A Texas prison inmate who identifies himself as a member of the Aryan Brotherhood was sentenced to 4 1/2 years in federal prison on Friday for sending threatening letters to law enforcement officials.

Jesse Brister, alias Bozo, pleaded guilty in September to one count of mailing threatening communications, according to a news release from the U.S. attorney’s office. He was sentenced by U.S. District Judge Sidney Fitzwater in Dallas.

Brister, 28, wrote letters in March that suggested that if the federal government did not drop charges against other members of the Brotherhood, bombs would be hidden in the vehicles of federal law enforcement officers.

“Our demands are simple,” one of Brister’s letters said. “You have apprehended members of our family: Big Terry, Jive, Baby Huey, and others in the Dallas/Ft. Worth region. ... If your federal government does not drop the current charges on these ABT members my circle/family will start with the DA’s not involved in these cases. ... We have a list of names Judges included.”

About 10 days after Brister wrote his first letter, Kaufman County District Attorney Mike McLelland and his wife, Cynthia, were gunned down on March 30 in what appeared at first to be an assassination, the release said. Assistant District Attorney Mark Hasse had been killed on Jan. 31.

Brister was interviewed by authorities about the threatening letters. He admitted writing the letters and initially said the Brotherhood was involved in the Kaufman County killings. But he ultimately denied he or the gang was involved.

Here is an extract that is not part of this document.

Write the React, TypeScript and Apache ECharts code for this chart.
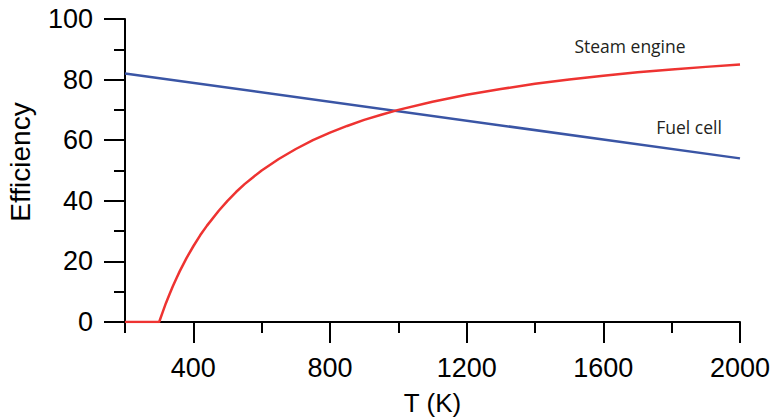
import React, { useEffect, useRef } from "react";
import * as echarts from "echarts";

const steamT = [200, 300, 310, 320, 330, 340, 350, 360, 380, 400, 420, 440, 475, 500, 525, 550, 575, 600, 650, 700, 750, 800, 850, 900, 950, 1000, 1100, 1200, 1300, 1400, 1500, 1600, 1700, 1800, 1900, 2000];
const steamEff = [0, 0, 3.2, 6.3, 9.1, 11.8, 14.3, 16.7, 21.1, 25, 28.6, 31.8, 36.8, 40, 42.9, 45.5, 47.8, 50, 53.8, 57.1, 60, 62.5, 64.7, 66.7, 68.4, 70, 72.7, 75, 76.9, 78.6, 80, 81.3, 82.4, 83.3, 84.2, 85];
const fuelT = [200, 2000];
const fuelEff = [82, 54];
const xMajorTicks = [400, 800, 1200, 1600, 2000];
const yName = "Efficiency";
const xName = "T (K)";
const steamLabel = "Steam engine";
const fuelLabel = "Fuel cell";

export default function App() {
  const ref = useRef<HTMLDivElement>(null);
  useEffect(() => {
    if (!ref.current) return;
    const chart = echarts.init(ref.current, undefined, { renderer: "svg" });
    const font = "Liberation Sans, Arial, sans-serif";
    const grid = { left: 125, right: 34, top: 19, bottom: 96, containLabel: false, outerBoundsMode: "none" };
    chart.setOption({
      animation: false,
      backgroundColor: "#ffffff",
      grid: [grid, { ...grid }],
      xAxis: [
        {
          type: "value",
          gridIndex: 0,
          min: 200,
          max: 2000,
          interval: 200,
          splitLine: { show: false },
          axisLine: { show: true, onZero: false, lineStyle: { color: "#000", width: 2 } },
          axisTick: { show: true, inside: false, length: 11, lineStyle: { color: "#000", width: 2 } },
          axisLabel: {
            margin: 32,
            fontSize: 27,
            color: "#000",
            fontFamily: font,
            formatter: (v: number) => (v % 400 === 0 ? String(v) : ""),
          },
          name: xName,
          nameLocation: "middle",
          nameGap: 67,
          nameTextStyle: { fontSize: 26, color: "#000", fontFamily: font, lineHeight: 28 },
        },
        {
          type: "value",
          gridIndex: 1,
          min: 200,
          max: 2000,
          interval: 200,
          splitLine: { show: false },
          axisLine: { show: false },
          axisTick: { show: true, inside: false, length: 21, customValues: xMajorTicks, lineStyle: { color: "#000", width: 2 } },
          axisLabel: { show: false },
        },
      ],
      yAxis: [
        {
          type: "value",
          gridIndex: 0,
          min: 0,
          max: 100,
          interval: 20,
          splitLine: { show: false },
          axisLine: { show: true, onZero: false, lineStyle: { color: "#000", width: 2 } },
          axisTick: { show: true, inside: false, length: 21, lineStyle: { color: "#000", width: 2 } },
          minorTick: { show: true, splitNumber: 2, length: 11, lineStyle: { color: "#000", width: 2 } },
          minorSplitLine: { show: false },
          axisLabel: { margin: 32, fontSize: 27, color: "#000", fontFamily: font },
        },
        {
          type: "value",
          gridIndex: 1,
          min: 0,
          max: 100,
          show: false,
        },
      ],
      graphic: [
        {
          type: "text",
          x: 20,
          y: 162,
          rotation: Math.PI / 2,
          style: { text: yName, fontSize: 28, fill: "#000", fontFamily: font, align: "center", verticalAlign: "middle" },
        },
        {
          type: "text",
          x: 630,
          y: 46,
          style: { text: steamLabel, fontSize: 17.5, fill: "#231f20", fontFamily: "Open Sans, sans-serif", align: "center", verticalAlign: "middle" },
        },
        {
          type: "text",
          x: 689,
          y: 127,
          style: { text: fuelLabel, fontSize: 17.5, fill: "#231f20", fontFamily: "Open Sans, sans-serif", align: "center", verticalAlign: "middle" },
        },
      ],
      series: [
        {
          name: fuelLabel,
          type: "line",
          xAxisIndex: 0,
          yAxisIndex: 0,
          data: fuelT.map((t, i) => [t, fuelEff[i]]),
          showSymbol: false,
          lineStyle: { color: "#3a55a5", width: 2.5 },
          z: 3,
        },
        {
          name: steamLabel,
          type: "line",
          xAxisIndex: 0,
          yAxisIndex: 0,
          data: steamT.map((t, i) => [t, steamEff[i]]),
          showSymbol: false,
          smooth: false,
          lineStyle: { color: "#ee3331", width: 2.5 },
          z: 4,
        },
      ],
    });
    return () => chart.dispose();
  }, []);
  return <div ref={ref} style={{ width: 774, height: 418, position: "absolute", left: 0, top: 0 }} />;
}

A former Kaufman County justice of the peace has since been charged with killing Hasse and the McLellands.

At the time of Brister’s letters, federal officials were seeking a racketeering indictment against members of the Aryan Brotherhood of Texas, the news release said.

The news release did not say what Brister is in state prison for, how many years he has left to serve there or when he will start to serve his federal sentence.